Bahamas orders Bankman-Fried extradited to face US fraud charges
The Bahamas ordered Sam Bankman-Fried, the founder of collapsed cryptocurrency business FTX, to be extradited Wednesday to face charges of fraud in New York.
A statement by Bahamas Attorney General Ryan Pinder said Bankman-Fried had waived his right to challenge the extradition.
In a separate statement, the Ministry of Foreign Affairs said Minister Frederick Mitchell had signed a warrant for Bankman-Fried's surrender to US authorities under a bilateral extradition treaty.
Local television Eyewitness News said he was expected to depart the Bahamas late Wednesday.
The decision came nine days after the one-time cryptocurrency wunderkind was arrested at his luxury Nassau apartment on a US request.
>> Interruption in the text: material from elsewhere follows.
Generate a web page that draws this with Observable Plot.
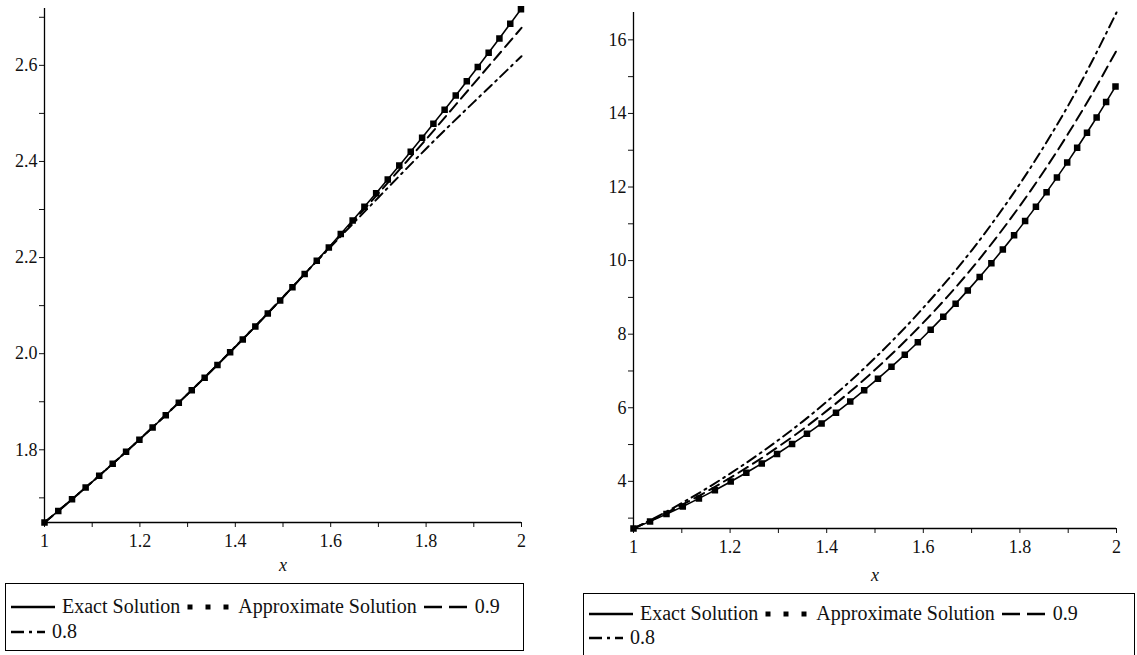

Just weeks earlier his three-year-old, Bahamas-based virtual currency firm FTX and sister trading house Alameda Research collapsed into bankruptcy, dissolving a business that had been valued by the market at $32 billion.
On December 13 federal prosecutors in New York unveiled an indictment of him with eight counts including conspiracy, wire fraud, money laundering and election finance violations.
They alleged that the 30-year-old cheated investors in FTX, and misused funds that belonged to customers of FTX and Alameda Research.
Bankman-Fried "was orchestrating a massive, years-long fraud, diverting billions of dollars of the trading platform’s customer funds for his own personal benefit and to help grow his crypto empire," US prosecutors said.
Separately the SEC accused him of violating securities laws.
Bankman-Fried, a Bahamas permanent resident, spent the past nine days in Nassau's Fox Hill prison, weighing his choices before telling the Nassau magistrate court Wednesday that he would not fight extradition.
There was no immediate information on when he would arrive in New York and appear in court.
According to US media, his attorneys were trying to negotiate with US justice authorities for his release on bail.